There’s no ‘utopia’, no need to lecture on rights, Xi Jinping tells UN human rights chief | World News

There’s no ‘utopia’, no need to lecture on rights, Xi Jinping tells UN human rights chief | World News

BEIJING: Chinese President Xi Jinping defended China’s record in a meeting with UN’s top human rights official on Wednesday, saying there is no “flawless utopia” and criticised countries that lecture others on human rights and politicise the issue.

“When it comes to human rights issues, there is no such thing as a flawless utopia; countries do not need patronising lecturers, still less should human rights issues be politicised and used as a tool to apply double standards, or as a pretext to interfere in the internal affairs of other countries,” Xi told UN human rights chief, Michelle Bachelet who is on a six-day China tour, in a meeting via videolink.

In a statement issued by Bachelet’s office, she is quoted as saying, “I have been committed to undertaking this visit – the first visit by a UN Human Rights High Commissioner to China in 17 years – because for me, it is a priority to engage with the Government of China directly, on human rights issues, domestic, regional and global. For development, peace and security to be sustainable – locally and across borders – human rights have to be at their core.

“China has a crucial rule to play within multilateral institutions in confronting many of the challenges currently facing the world, including threats to international peace and security, instability in the global economic system, inequality, climate change and more. I look forward to deepening our discussions on these and other issues, and hope my office can accompany efforts to strengthen the promotion and protection of human rights, justice and the rule of law for all without exception.”

Xi and Bachelet’s meeting comes in the backdrop of fresh allegations of systemic abuse carried out by the Chinese government against the minority Muslim UIghurs in Xinjiang.

Bachelet’s tour will take her to Urumqi and Kashgar in Xinjiang this week, a visit, rights activists fear will be a carefully orchestrated one that will be used as a propaganda tool by the government.

Beijing is accused of detaining more than a million UIghurs and other Muslim minorities in Xinjiang as part of a years-long crackdown, labelled as a “genocide” by the US.

Beijing has denied the allegations.

Xi did not mention by name either Xinjiang or Tibet, where also the government is accused of attempting to subsume the distinct local culture and language in the broader Chinese identity, but said China is following its own national conditions.

“Through long-term and persistent hard work, China has successfully embarked on a path of human rights development that conforms to the trend of the times and suits its own national conditions,” he told Bachelet, a two-time former President of Chile.

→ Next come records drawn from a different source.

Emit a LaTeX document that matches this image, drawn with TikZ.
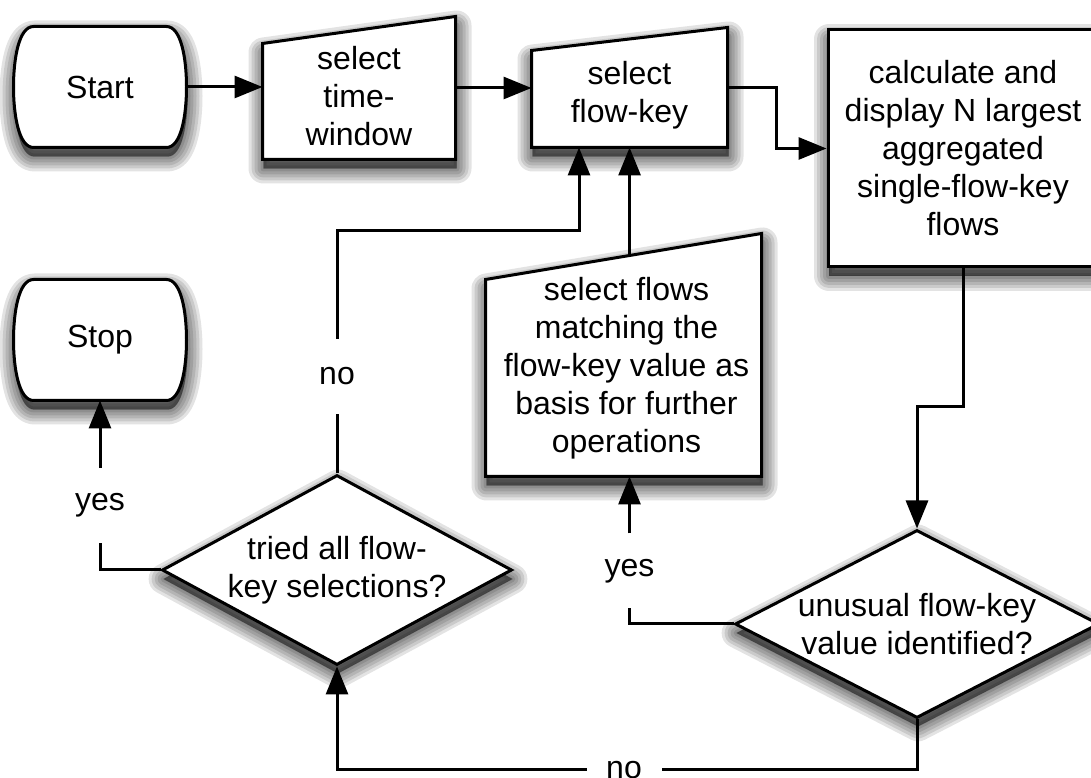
\documentclass[tikz,border=0pt]{standalone}
\usepackage{fontspec}
\setmainfont{Liberation Sans}
\usetikzlibrary{arrows.meta,shapes.geometric,calc}

\begin{document}
\begin{tikzpicture}[x=1pt,y=1pt,line width=3pt,
  txt/.style={font=\fontsize{32}{38}\selectfont, align=center},
  % soft drop shadow built from a few widened, translucent copies
  ghost/.style={preaction={draw=black, fill=black, opacity=0.11,
      line width=#1, line join=round,
      transform canvas={xshift=1pt, yshift=-9pt}}},
  dropshadow/.style={ghost=30pt, ghost=24pt, ghost=18pt, ghost=12pt, ghost=6pt, ghost=1pt},
  slot/.style={rectangle, inner sep=0pt},
  outline/.style={draw, fill=white, dropshadow},
  proc/.style={rectangle, draw, fill=white, dropshadow, txt, inner sep=0pt},
  dec/.style={diamond, draw, fill=white, dropshadow, inner sep=0pt},
  gap/.style={txt, inner sep=0pt, minimum size=72pt},
  arr/.style={-{Triangle[length=28pt,width=22pt]}},
]
\useasboundingbox (0,0) rectangle (1091,778);

% frames of the hand-drawn blocks
\node[slot, minimum width=170pt, minimum height=118pt] (start) at (100,691) {};
\node[slot, minimum width=170pt, minimum height=118pt] (stop) at (100,438) {};
\node[slot, minimum width=190pt, minimum height=140pt] (tw) at (359,690) {};
\node[slot, minimum width=193pt, minimum height=117pt] (fk) at (629.5,690.5) {};
\node[slot, minimum width=273pt, minimum height=240pt] (sf) at (623.5,423) {};

% terminal outlines
\foreach \t in {start,stop}{
  \draw[outline] ($(\t.north west)+(20,0)$) -- ($(\t.north east)+(-20,0)$)
    .. controls ($(\t.north east)+(-5,0)$) and ($(\t.east)+(0,27)$) .. (\t.east)
    .. controls ($(\t.east)+(0,-27)$) and ($(\t.south east)+(-5,0)$) .. ($(\t.south east)+(-20,0)$)
    -- ($(\t.south west)+(20,0)$)
    .. controls ($(\t.south west)+(5,0)$) and ($(\t.west)+(0,-27)$) .. (\t.west)
    .. controls ($(\t.west)+(0,27)$) and ($(\t.north west)+(5,0)$) .. ($(\t.north west)+(20,0)$)
    -- cycle;
}
% manual-input outlines (slanted top edge)
\draw[outline] (tw.south west) -- (tw.south east) -- (tw.north east)
  -- ($(tw.north west)+(0,-27)$) -- cycle;
\draw[outline] (fk.south west) -- (fk.south east) -- (fk.north east)
  -- ($(fk.north west)+(0,-23)$) -- cycle;
\draw[outline] (sf.south west) -- (sf.south east) -- (sf.north east)
  -- ($(sf.north west)+(0,-46)$) -- cycle;
\coordinate (sftop) at ($($(sf.north west)+(0,-46)$)!0.522!(sf.north east)$);

% block texts
\node[txt] (start-t) at (start) {Start};
\node[txt] (stop-t) at (stop) {Stop};
\node[txt, yshift=-8pt] (tw-t) at (tw) {select\\time-\\window};
\node[txt, yshift=-7.5pt] (fk-t) at (fk) {select\\flow-key};
\node[txt, xshift=3pt, yshift=-13pt] (sf-t) at (sf)
  {select flows\\matching the\\flow-key value as\\basis for further\\operations};

% process
\node[proc, minimum width=270pt, minimum height=237pt] (calcbox) at (963,629.5)
  {calculate and\\display N largest\\aggregated\\single-flow-key\\flows};

% decisions
\node[dec, minimum width=350pt, minimum height=190pt,
  label={[txt]center:tried all flow-\\key selections?}] (tried) at (337,208) {};
\node[dec, minimum width=364pt, minimum height=188pt,
  label={[txt]center:unusual flow-key\\value identified?}] (unu) at (917,154) {};

% branch labels
\node[gap] (no1) at (337,401.5) {no};
\node[gap] (yes1) at (100,272.5) {yes};
\node[gap] (yes2) at (629.5,207) {yes};
\node[gap] (no2) at (624,8) {no};

% connectors
\draw[arr] (start.east) -- (start.east -| tw.west);
\draw[arr] (tw.east) -- (tw.east -| fk.west);
\draw[arr] (fk.east) -- ++(49,0) |- (calcbox.west);
\draw[arr] (calcbox.south) -- ++(0,-138) -| (unu.north);
\draw (unu.west) -| (yes2.south);
\draw[arr] (yes2.north) -- (yes2.north |- sf.south);
\draw[arr] (sftop) -- (sftop |- fk.south);
\draw (unu.south) |- (no2.east);
\draw[arr] (no2.west) -| (tried.south);
\draw (tried.north) -- (no1.south);
\draw[arr] (no1.north) -- ++(0,108) -| ([xshift=-50.5pt]fk.south);
\draw (tried.west) -| (yes1.south);
\draw[arr] (yes1.north) -- (yes1.north |- stop.south);
\end{tikzpicture}
\end{document}
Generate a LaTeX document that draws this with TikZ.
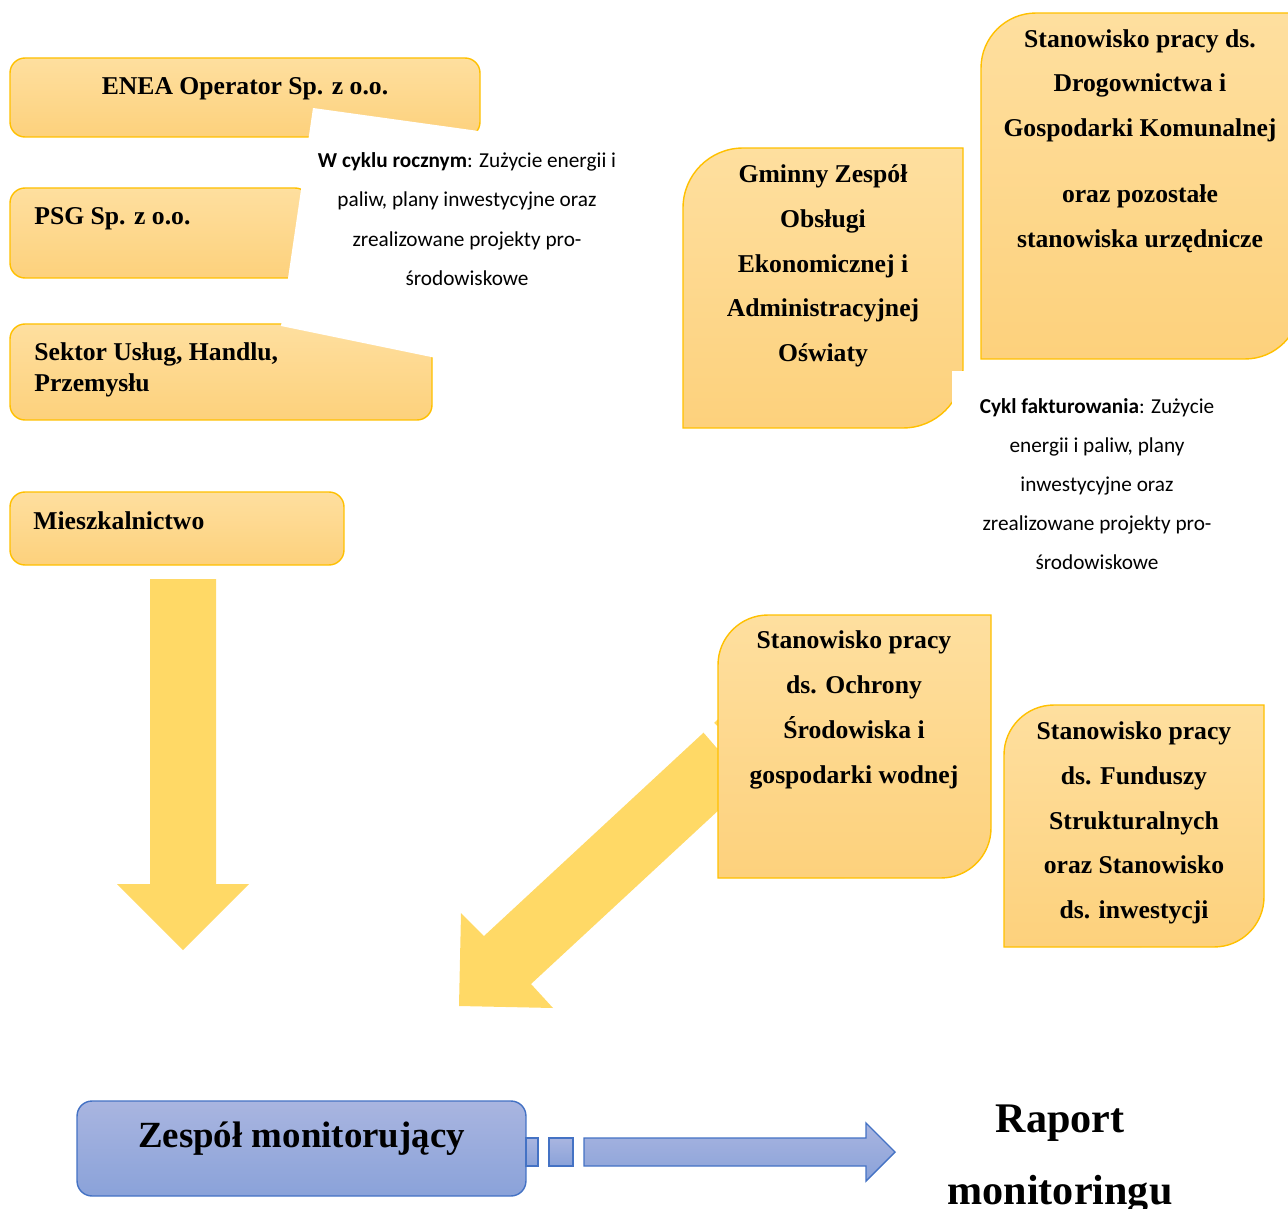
\documentclass[tikz,border=0pt]{standalone}
\usepackage{fontspec}
\setmainfont{Liberation Serif}
\newfontfamily\notefont{Carlito}
\usepackage{xcolor}
\usepackage{tikz}
\usetikzlibrary{positioning}
\definecolor{poletop}{HTML}{FEDF9F}
\definecolor{poledol}{HTML}{FDD17C}
\definecolor{ramka}{HTML}{FFC000}
\definecolor{zolta}{HTML}{FFD966}
\definecolor{niebtop}{HTML}{A9B5E0}
\definecolor{niebdol}{HTML}{8AA2D9}
\definecolor{niebramka}{HTML}{4472C4}

\begin{document}
\begin{tikzpicture}[
    x=0.02cm,y=0.02cm,
    pole/.style     = {draw=ramka,line width=0.8pt,top color=poletop,
                       bottom color=poledol},
    strzalka/.style = {fill=zolta,draw=none},
    niebieska/.style= {draw=niebramka,line width=0.8pt,top color=niebtop,
                       bottom color=niebdol},
    zespolbox/.style= {niebieska,rounded corners=0.3cm,minimum width=8.98cm,
                       minimum height=1.9cm,inner sep=0pt,
                       font=\fontsize{21}{25}\selectfont\bfseries,text depth=0.54cm},
    napis/.style    = {font=\fontsize{14.6}{25.5}\selectfont\bfseries,
                       align=center,inner sep=0pt},
    lewy/.style     = {napis,align=left,anchor=west},
    opis/.style     = {font=\notefont\fontsize{12.1}{22.4}\selectfont,
                       align=center,inner sep=0pt},
  ]
  \useasboundingbox (0,0) rectangle (1288,-1209);

  % strzalki
  \path[strzalka] (150,-579) -- (216,-579) -- (216,-884) -- (249,-884)
        -- (183,-950) -- (117,-884) -- (150,-884) -- cycle;
  \path[strzalka] (728,-710) -- (484,-936) -- (461,-913) -- (459,-1006)
        -- (553,-1008) -- (531,-984) -- (775,-758) -- cycle;

  % pola po lewej
  \draw[pole,rounded corners=0.3cm] (10,-58) rectangle (480,-137);
  \draw[pole,rounded corners=0.3cm] (10,-188) rectangle (310,-278);
  \draw[pole,rounded corners=0.3cm] (10,-324) rectangle (432,-420);
  \draw[pole,rounded corners=0.3cm] (10,-492) rectangle (344,-565);

  % pola po prawej
  \draw[pole] (683,-208) arc[start angle=180,end angle=90,radius=1.2cm]
        -- (963,-148) -- (963,-368) arc[start angle=0,end angle=-90,radius=1.2cm]
        -- (683,-428) -- cycle;
  \draw[pole] (981,-68) arc[start angle=180,end angle=90,radius=1.1cm]
        -- (1300,-13) -- (1300,-304) arc[start angle=0,end angle=-90,radius=1.1cm]
        -- (981,-359) -- cycle;
  \draw[pole] (718,-665) arc[start angle=180,end angle=90,radius=1cm]
        -- (991,-615) -- (991,-828) arc[start angle=0,end angle=-90,radius=1cm]
        -- (718,-878) -- cycle;
  \draw[pole] (1004,-755) arc[start angle=180,end angle=90,radius=1cm]
        -- (1264,-705) -- (1264,-897) arc[start angle=0,end angle=-90,radius=1cm]
        -- (1004,-947) -- cycle;

  % pola tekstowe (biale)
  \fill[white] (313,-108) -- (500,-134) -- (470,-365) -- (281,-326) -- cycle;
  \fill[white] (952,-371) rectangle (1250,-600);
  \fill[white] (701,-729.5) -- (711.5,-720) -- (717,-726) -- (717,-748) -- cycle;

  \node[napis] (enea) at (245,-89) {ENEA Operator Sp. z o.o.};
  \node[lewy] (psg) at (34,-219) {PSG Sp. z o.o.};
  \node[lewy,font=\fontsize{14.6}{17.6}\selectfont\bfseries] (sektor) at (34,-370)
       {Sektor Usług, Handlu,\\Przemysłu};
  \node[lewy] (mieszk) at (33,-521) {Mieszkalnictwo};

  \node[opis] (roczny) at (467,-219) {\textbf{W cyklu rocznym}: Zużycie energii i\\
        paliw, plany inwestycyjne oraz\\zrealizowane projekty pro-\\środowiskowe};

  \node[napis] (gzoeaso) at (823,-266) {Gminny Zespół\\Obsługi\\Ekonomicznej i\\
        Administracyjnej\\Oświaty};
  \node[napis] (drog) at (1140,-141) {Stanowisko pracy ds.\\Drogownictwa i\\
        Gospodarki Komunalnej\\[11.9pt]oraz pozostałe\\stanowiska urzędnicze};
  \node[opis,font=\notefont\fontsize{12.1}{22.1}\selectfont] (faktura) at (1097,-484)
       {\textbf{Cykl fakturowania}: Zużycie\\energii i paliw, plany\\inwestycyjne oraz\\
        zrealizowane projekty pro-\\środowiskowe};

  \node[napis] (ochrona) at (854,-710) {Stanowisko pracy\\ds. Ochrony\\Środowiska i\\
        gospodarki wodnej};
  \node[napis] (fundusze) at (1134,-823) {Stanowisko pracy\\ds. Funduszy\\
        Strukturalnych\\oraz Stanowisko\\ds. inwestycji};

  % dol
  \node[zespolbox] (zespol) at (301.5,-1148.5) {Zespół monitorujący};
  \draw[niebieska] (526,-1138) rectangle (538,-1166);
  \draw[niebieska] (549,-1138) rectangle (573,-1166);
  \draw[niebieska] (584,-1138) -- (866,-1138) -- (866,-1123) -- (895,-1152)
        -- (866,-1181) -- (866,-1166) -- (584,-1166) -- cycle;
  \node[napis,font=\fontsize{24}{41}\selectfont\bfseries] (raport) at (1060,-1159)
       {Raport\\monitoringu};

\end{tikzpicture}
\end{document}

Many aren’t convinced whether individual countries can follow their own version of human rights ignoring international standards.

“The world is watching the high commissioner’s trip to China, which is a critical opportunity to address the ongoing severe atrocity crimes in Xinjiang. The survivors and victims of atrocities are awaiting the outcome of the trip,” Alkan Akad of Amnesty International told Hindustan Times.

The latest allegations of abuse in Xinjiang, collated by several western media houses under the title “Xinjiang Police Files” include photographs of thousands of Uighurs detained between January and July 2018 in prisons or in “re-education camps”: The youngest was just 15 years old at the time of her detention, the eldest was 73.

According to the BBC, one document says that, in the event of an attempted escape, the camp’s armed police “strike group” must fire a warning shot, and if the “student” continues to try to escape, to shoot them dead.

Beijing maintains the camps are vocational training institutes, also meant to de-radicalise extremists.